That deaf dumb and blind kid….Don’t know about him but I grew up with pinball. From the amusement arcades on Southend seafront throughout the first thirty years of my life I loved to nudge and flip my way around a pinball table. And now I’m going to do it all over again because I’ve just found out about the Pinball Hall of Fame located not far from the Strip in glorious Las Vegas.

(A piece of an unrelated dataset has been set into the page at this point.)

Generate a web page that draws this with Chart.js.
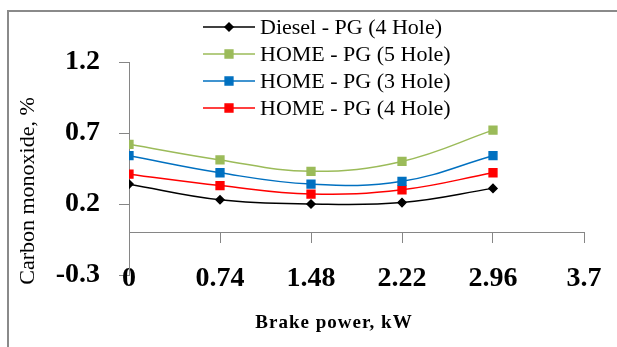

The PHoF opened in November 2009 at 1610 East Tropicana – a standalone and dedicated museum, with pinball and nothing but pinball covering 10,000 square feet right across the street from the now closed Liberace Museum. It’s the Las Vegas Pinball Collectors Club’s vision to house and display the world’s largest pinball collection, open to the public. A not-for-profit corporation was established to further this cause. The games belong to one club member and range from 1950s up to 1990s pinball machines. Since it is a non-profit museum, older games from the 1960s, 1970s and 1980s are the prevelant, as this was the ‘heyday’ of pinball. It’s all pure pinball (and a few arcade novelty games) from the past and, since it’s non-profit, excess revenues go to non-denominational charities.

All machines are available for play, so not only can you see them, you can actually play your old favourites. The pinball machines are all restored to like-new playing condition by people that love pinball and understand how a machine should work. All older pinballs are set to 25 cents per play, and newer 1990s models are set to 50 cents per play. A far better return on fun than any Las Vegas casino! Here you’ll find wall to wall machines that deliver fun.

The PHoF is run by Tim Arnold, a veteran arcade operator who made it big in the 1970s and 1980s during the Pacman era. In 1976 Tim and his brother opened ‘Pinball Pete’s’ in Lansing, Michigan, and it quickly became a gamer’s mecca. At the height of their success, the Arnold brothers weren’t counting coins, they were counting shovelfuls of coins. Arnold sold his part of the businePinballss and moved to Las Vegas in 1990.

The best thing about the Pinball Hall of Fame is their complete lack of a ‘profit’ mindset. It’s about the games and charity, and not about making money. Tim explains, ‘we just don’t care that this or that game isn’t making any money. The minute we start becoming professional, it’s all gonna be about the dollars and it’s not gonna be about the games. I mean like the kind of things we do to maintain these games – we change the rubber rings more often than we have to. We replace light bulbs the minute they burn out. That doesn’t make any economic sense. If we were professional, we’d let things slide a little. There’s no real economic reason for this to exist, or capitalism would’ve already built it.’

That ‘cheap side’ approach gives the Pinball Hall of Fame its disarming, thrift-store feeling. The royal-blue carpet? It’s scrap from a Convention Center weekend show. The change machines? Grabbed from the Golden Nugget’s trash dock before the garbage men came. But it’s not about cutting corners – it’s about maintaining an almost obsessive focus on the pinball games themselves. Forget about public relations, marketing, uniforms, or even a sign outside. ‘If the games play, the people will come, quarters at the ready. There’s stuff here that hasn’t been seen since my mom was a kid. And it’s all up here, and it’s playable.’